I've been on a long crusade, which began before this campaign and will probably continue after it, to get everyone to think more clearly about what it means when a politician says "I'm not a politician, I'm a businessman." It's particularly important this year, of course, because one of the major party candidates is putting forward his business experience as the primary rationale for his candidacy. I don't know if that's ever happened before, and it certainly hasn't happened in the modern era. We're still waiting to hear what stunning business insights Mitt Romney will bring to the White House that no other person could possibly have. And yesterday, Time's Mark Halperin - himself the target of a lot of well-deserved derision over the years-made an admirable effort to try to pin Romney down on this question in an interview. Unsurprisingly, he failed. Let's read an excerpt:
Halperin: The President says that your experience at Bain Capital will be central in this election. He says it does not qualify you to be a job creator as President. I know you think that working in the private sector in and of itself gives you insight into how the economy works, but what specific skills or policies did you learn at Bain that would help you create an environment where jobs would be created?
Romney: Well that's a bit of a question like saying, what have you learned in life that would help you lead? My whole life has been learning to lead, from my parents, to my education, to the experience I had in the private sector, to helping run the Olympics, and then of course helping guide a state. Those experiences in totality have given me an understanding of how America works and how the economy works. Twenty five years in business, including business with other nations, competing with companies across the world, has given me an understanding of what it is that makes America a good place to grow and add jobs, and why jobs leave America – why businesses decide to locate here, and why they decide to locate somewhere else. What outsourcing causes – what it's caused by, rather. I understand, for instance, how to read a balance sheet. I happen to believe that having been in the private sector for twenty-five years gives me a perspective on how jobs are created – that someone who's never spent a day in the private sector, like President Obama, simply doesn't understand.
Romney starts off his answer almost befuddled that Halperin would ask a question that's so obvious and so broad, as though the idea that he would have to say what he learned in the private sector is kind of silly. Then he goes on to say, by my count, four separate times that he "understands" how the economy works, without saying what that understanding consists of, other than the fact that he knows "how to read a balance sheet." Which would be fine, if he were running for Deputy Director of the Office of Management and Budget. Then Halperin tries to press him for some more specifics:
Halperin: I want to ask you to be just a little bit more specific about that, because again, he said this is like the central way he's going to run this campaign, to focus on your business career. You said you know how to read a balance sheet. There are a lot of people in America who know how to do that. What would make you qualify to be President – again, specific things you've learned, things you know, policies that grow out of your experience at Bain Capital that would lead toward job creation.

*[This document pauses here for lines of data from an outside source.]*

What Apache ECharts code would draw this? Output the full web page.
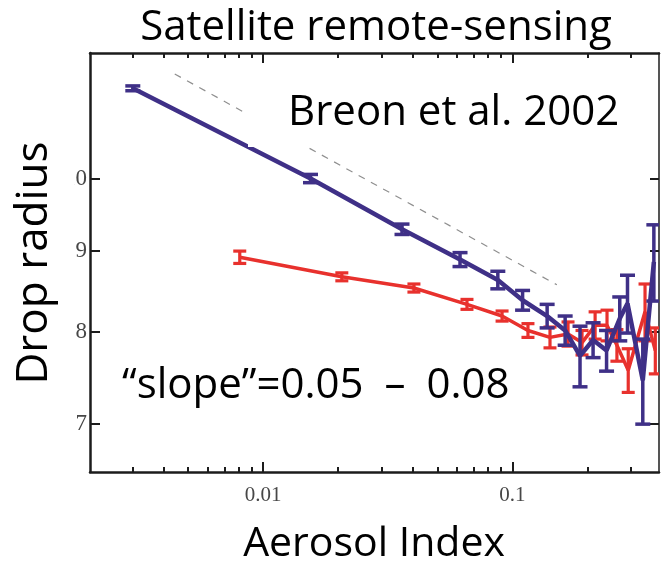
<!DOCTYPE html>
<html>
<head>
<meta charset="utf-8">
<title>Drop radius vs Aerosol Index</title>
<script src="https://cdn.jsdelivr.net/npm/echarts@6/dist/echarts.min.js"></script>
<style>
  html, body { margin: 0; padding: 0; background: #ffffff; }
  #chart { width: 663px; height: 562px; }
</style>
</head>
<body>
<div id="chart"></div>
<script>
// Aerosol index (x) for each binned mean
const blueX = [0.003, 0.0155, 0.0361, 0.0617, 0.0875, 0.110, 0.138, 0.163, 0.187, 0.211, 0.239, 0.27, 0.29, 0.334, 0.37];
// Mean drop radius and half-width of the error bar
const blueY = [11.40, 10.00, 9.29, 8.89, 8.63, 8.38, 8.19, 8.02, 7.73, 7.91, 7.79, 8.16, 8.34, 7.46, 8.86];
const blueErr = [0.04, 0.06, 0.07, 0.09, 0.11, 0.12, 0.14, 0.17, 0.34, 0.20, 0.23, 0.26, 0.35, 0.46, 0.49];

const redX = [0.00806, 0.0207, 0.0403, 0.0658, 0.091, 0.1156, 0.1417, 0.1674, 0.1905, 0.215, 0.240, 0.263, 0.292, 0.341, 0.375];
const redY = [8.92, 8.67, 8.53, 8.33, 8.19, 8.02, 7.94, 7.98, 7.88, 8.08, 8.08, 7.85, 7.57, 8.24, 7.79];
const redErr = [0.08, 0.05, 0.05, 0.06, 0.06, 0.08, 0.12, 0.14, 0.14, 0.16, 0.18, 0.18, 0.24, 0.34, 0.26];

// Reference slope guide (dashed)
const guideX = [0.00442, 0.151];
const guideY = [11.64, 8.57];

// Tick positions
const xMajorTicks = [0.01, 0.1];
const xMinorTicks = [0.003, 0.004, 0.005, 0.006, 0.007, 0.008, 0.009,
                     0.02, 0.03, 0.04, 0.05, 0.06, 0.07, 0.08, 0.09, 0.2, 0.3];
const yTicks = [7, 8, 9, 10];

const BLUE = '#3f3087';
const RED = '#e8312d';
const FRAME = '#1c1c1c';
const SANS = '"Open Sans", "Noto Sans", sans-serif';
const SERIF = '"Liberation Serif", "DejaVu Serif", serif';

function pairs(xs, ys) { return xs.map((x, i) => [x, ys[i]]); }
function errRows(xs, ys, es) { return xs.map((x, i) => [x, ys[i] - es[i], ys[i] + es[i]]); }

function errorBarRenderer(color, capHalf, width) {
  return function (params, api) {
    const x = api.value(0);
    const top = api.coord([x, api.value(2)]);
    const bot = api.coord([x, api.value(1)]);
    const style = { stroke: color, lineWidth: width, lineCap: 'butt' };
    return {
      type: 'group',
      children: [
        { type: 'line', shape: { x1: top[0], y1: top[1], x2: bot[0], y2: bot[1] }, style },
        { type: 'line', shape: { x1: top[0] - capHalf, y1: top[1], x2: top[0] + capHalf, y2: top[1] }, style },
        { type: 'line', shape: { x1: bot[0] - capHalf, y1: bot[1], x2: bot[0] + capHalf, y2: bot[1] }, style }
      ]
    };
  };
}

const xRange = { min: 0.00202, max: 0.388, logBase: 10 };
const yRange = { min: 6.53, max: 12, logBase: 10 };

function xAxisDef(position, showLine, ticks, len, showLabels) {
  return Object.assign({
    type: 'log',
    position: position,
    axisLine: { show: showLine, onZero: false, lineStyle: { color: FRAME, width: 2.5 } },
    axisTick: { show: true, inside: true, length: len, customValues: ticks, lineStyle: { color: FRAME, width: 2 } },
    axisLabel: showLabels ? {
      show: true, customValues: ticks, margin: 13,
      fontFamily: SERIF, fontSize: 21, color: '#474747',
      formatter: v => String(v)
    } : { show: false },
    splitLine: { show: false },
    minorTick: { show: false }
  }, xRange);
}

const chart = echarts.init(document.getElementById('chart'), null, { renderer: 'canvas' });

chart.setOption({
  backgroundColor: '#ffffff',
  animation: false,
  grid: { left: 90, right: 4, top: 53, bottom: 90, containLabel: false },
  xAxis: [
    xAxisDef('bottom', true, xMajorTicks, 10, true),
    xAxisDef('bottom', false, xMinorTicks, 5, false),
    xAxisDef('top', true, xMajorTicks, 10, false),
    xAxisDef('top', false, xMinorTicks, 5, false)
  ],
  yAxis: [
    Object.assign({
      type: 'log',
      position: 'left',
      axisLine: { show: true, onZero: false, lineStyle: { color: FRAME, width: 2.5 } },
      axisTick: { show: true, inside: true, length: 10, customValues: yTicks, lineStyle: { color: FRAME, width: 2 } },
      axisLabel: {
        show: true, customValues: yTicks, margin: 3,
        fontFamily: SERIF, fontSize: 23, color: '#474747',
        formatter: v => String(v)
      },
      splitLine: { show: false }
    }, yRange),
    Object.assign({
      type: 'log',
      position: 'right',
      axisLine: { show: true, onZero: false, lineStyle: { color: FRAME, width: 1.5 } },
      axisTick: { show: true, inside: true, length: 9, customValues: yTicks, lineStyle: { color: FRAME, width: 2 } },
      axisLabel: { show: false },
      splitLine: { show: false }
    }, yRange)
  ],
  series: [
    {
      name: 'guide', type: 'line', data: pairs(guideX, guideY),
      showSymbol: false, silent: true,
      lineStyle: { color: '#8f8f8f', width: 1.2, type: [7, 7] }, z: 1
    },
    {
      name: 'red', type: 'line', data: pairs(redX, redY),
      showSymbol: false, lineStyle: { color: RED, width: 3.5 }, z: 2
    },
    {
      name: 'red-err', type: 'custom', data: errRows(redX, redY, redErr),
      renderItem: errorBarRenderer(RED, 6.5, 3.2), clip: true, z: 3
    },
    {
      name: 'blue', type: 'line', data: pairs(blueX, blueY),
      showSymbol: false, lineStyle: { color: BLUE, width: 4.5 }, z: 4
    },
    {
      name: 'blue-err', type: 'custom', data: errRows(blueX, blueY, blueErr),
      renderItem: errorBarRenderer(BLUE, 7.5, 3.5), clip: true, z: 5
    }
  ],
  graphic: [
    // text-box backgrounds
    { type: 'rect', z: 100, shape: { x: 248, y: 80, width: 390, height: 67 }, style: { fill: '#ffffff' } },
    { type: 'rect', z: 100, shape: { x: 0, y: 130, width: 74, height: 270 }, style: { fill: '#ffffff' } },
    {
      type: 'text', z: 101, x: 376, y: 28,
      style: { text: 'Satellite remote-sensing', font: '42px ' + SANS, fill: '#000', textAlign: 'center', textVerticalAlign: 'middle' }
    },
    {
      type: 'text', z: 101, x: 288, y: 113,
      style: { text: 'Breon et al. 2002', font: '42px ' + SANS, fill: '#000', textAlign: 'left', textVerticalAlign: 'middle' }
    },
    {
      type: 'text', z: 101, x: 122, y: 386,
      style: { text: '\u201Cslope\u201D=0.05\u2002\u2013\u20020.08', font: '42px ' + SANS, fill: '#000', textAlign: 'left', textVerticalAlign: 'middle' }
    },
    {
      type: 'text', z: 101, x: 374, y: 544,
      style: { text: 'Aerosol Index', font: '41px ' + SANS, fill: '#000', textAlign: 'center', textVerticalAlign: 'middle' }
    },
    {
      type: 'text', z: 101, x: 34, y: 263, rotation: Math.PI / 2,
      style: { text: 'Drop radius', font: '44px ' + SANS, fill: '#000', textAlign: 'center', textVerticalAlign: 'middle' }
    }
  ]
});
</script>
</body>
</html>
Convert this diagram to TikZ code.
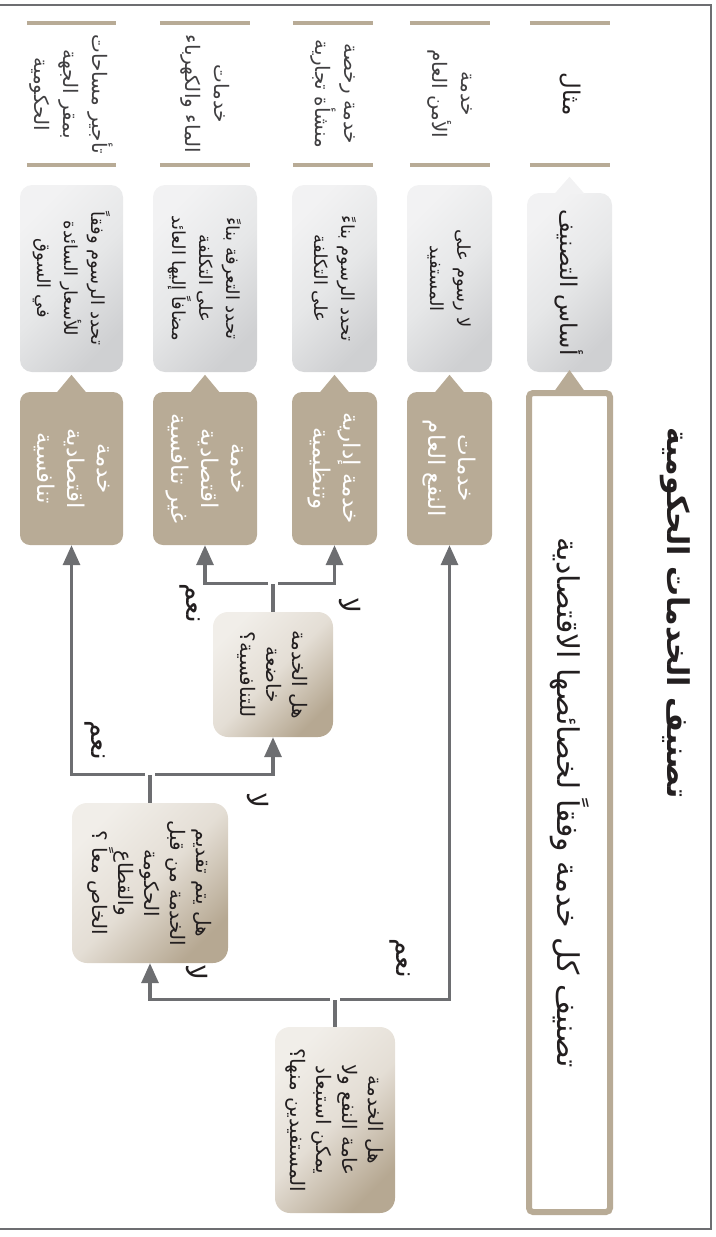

Romney: Well, Mark, let's be a little more specific as to the area you'd like to suggest. Trade policies? Labor policies? Energy policies? Let's take energy, for instance. I understand that in some industries, the input cost of energy is a major factor in whether an industry is going to locate in the United States or go elsewhere. So, when, at Bain Capital, we started a new steel company called Steel Dynamics in Indiana, the cost of energy was a very important factor to the success of that enterprise. When the President is making it harder to mine coal, to use coal, to take advantage of our gas resources, to make it harder to get our oil resources – all those things combine to make our cost of energy higher than it needs to be, and it drives away enterprises from this country. It sends it to places that have lower-cost energy. I understand the impact of those kinds of factors on job creation. I will have a very different policy. My policy on energy is to take advantage of coal, oil, natural gas, as well as our renewables, and nuclear – make America the largest energy producer in the world. I think we can get there, in 10 or 15 years. That will bring back manufacturing of certain high-energy intensive industries. It'll bring back jobs. It'll create a surprising economic revitalization of this country.
Well, there you have it. In his 25 years in the private sector, Mitt Romney learned that energy is a cost that businesses incur, and if energy were cheaper, businesses would have more money. You may need to sit down to fully assimilate the profundity of that insight, the extraordinary brilliance it takes to make an unexpected connection like that and dramatically change the way all of us look at the world. If only earlier generations of political leaders had known!
Halperin keeps trying to get something specific out of Romney, and Romney keeps evading. At one point he protests that he can't give Halperin a specific innovative idea to create jobs, because "It is a whole passel of elements that come together to create a strong economy, and for someone who spent thei life in the economy, they understand how that works." So, to sum up: Mitt Romney understands how the economy works. And what ideas does that understanding produce? He understands how the economy works. What's he going to actually do once in office? He understands how the economy works.